A Standard & Poor’s Ratings Services report “Sub-Saharan Africa Debt Report 2016” published Monday sees borrowing to decrease by 20 percent when compared to long-term commercial debt issuance in 2015.

The 18 publicly rated sub-Saharan African (SSA) sovereigns will borrow an equivalent of $37billion from long-term commercial sources in 2016, projects Standard & Poor’s Ratings Services.

Commercial Borrowings refer to commercial loans in the form of bank loans, buyers’ credit, suppliers’ credit, securitised instruments like floating rate notes and fixed rate bonds availed from non-resident lenders with minimum average maturity of 3 years.

S&P said it expects that $23.6 billion (64%) of total commercial borrowing will be raised in local currency, the rest in foreign currency.

“Some 38%, or $14 billion, of the sovereigns’ gross borrowing will be to refinance maturing long-term debt (compared with an estimated $18 (39%) billion in 2015).
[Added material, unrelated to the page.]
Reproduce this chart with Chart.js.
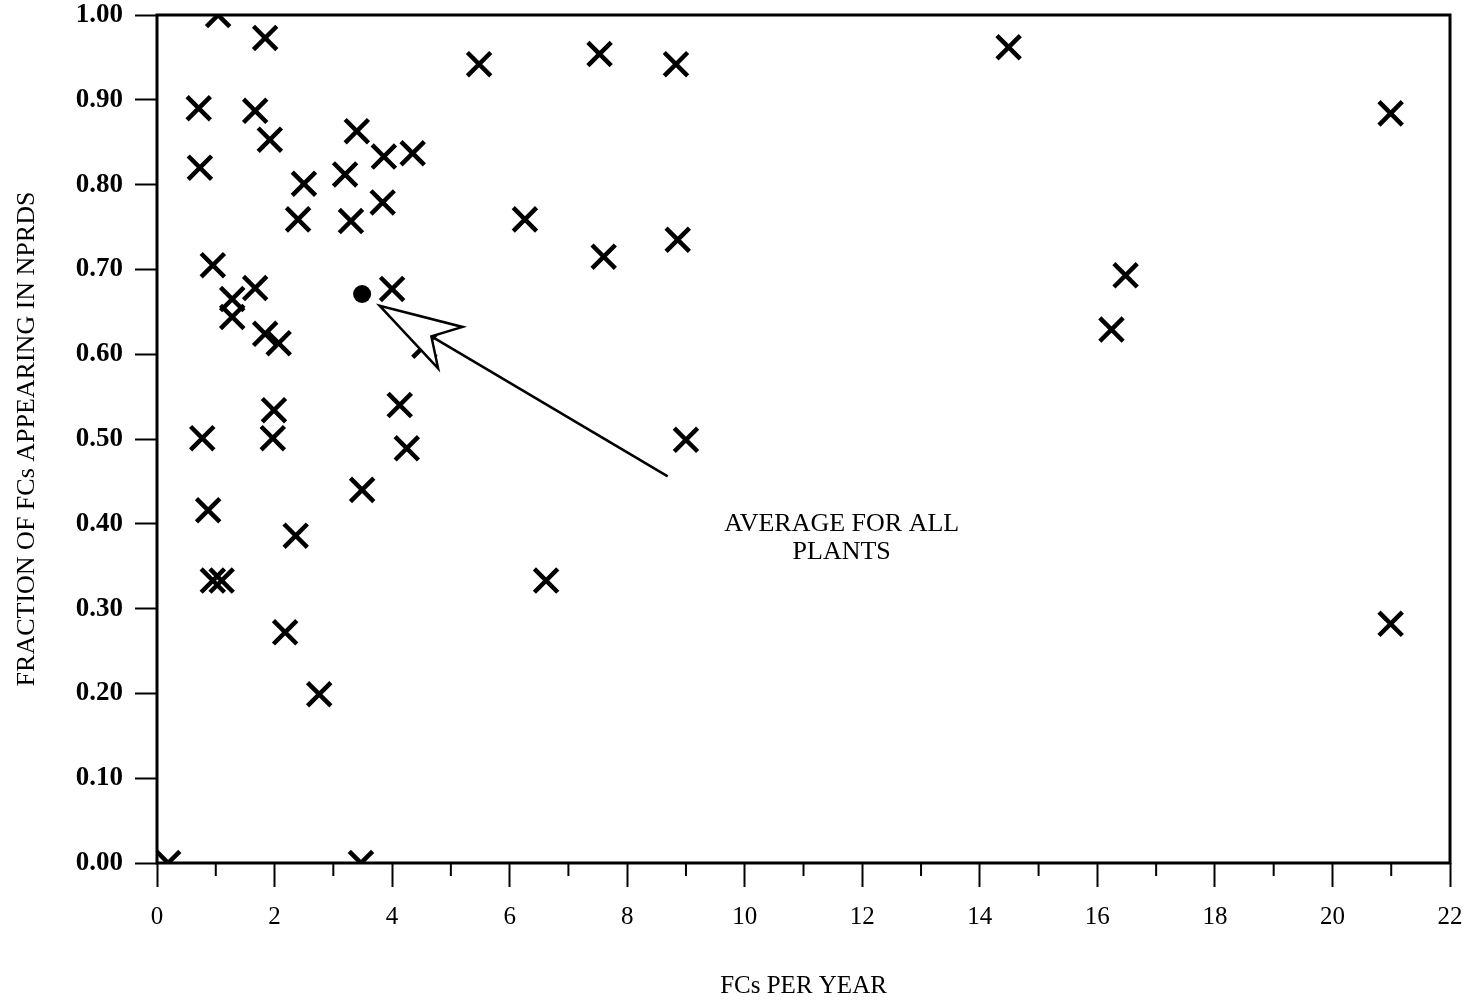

We expect a total estimated net borrowing requirement of $23 billion in 2016.

Consequently, we project that rated SSA sovereigns’ commercial debt stock will reach an equivalent of $300 billion by the end of 2016, and that the total commercial and concessional debt stock will reach about $403 billion, a year-on-year increase of $25.8 billion (or 6.8%). We expect that the outstanding short-term (under one-year) commercial debt stock will reach $53 billion at year-end 2016”, according to S&P.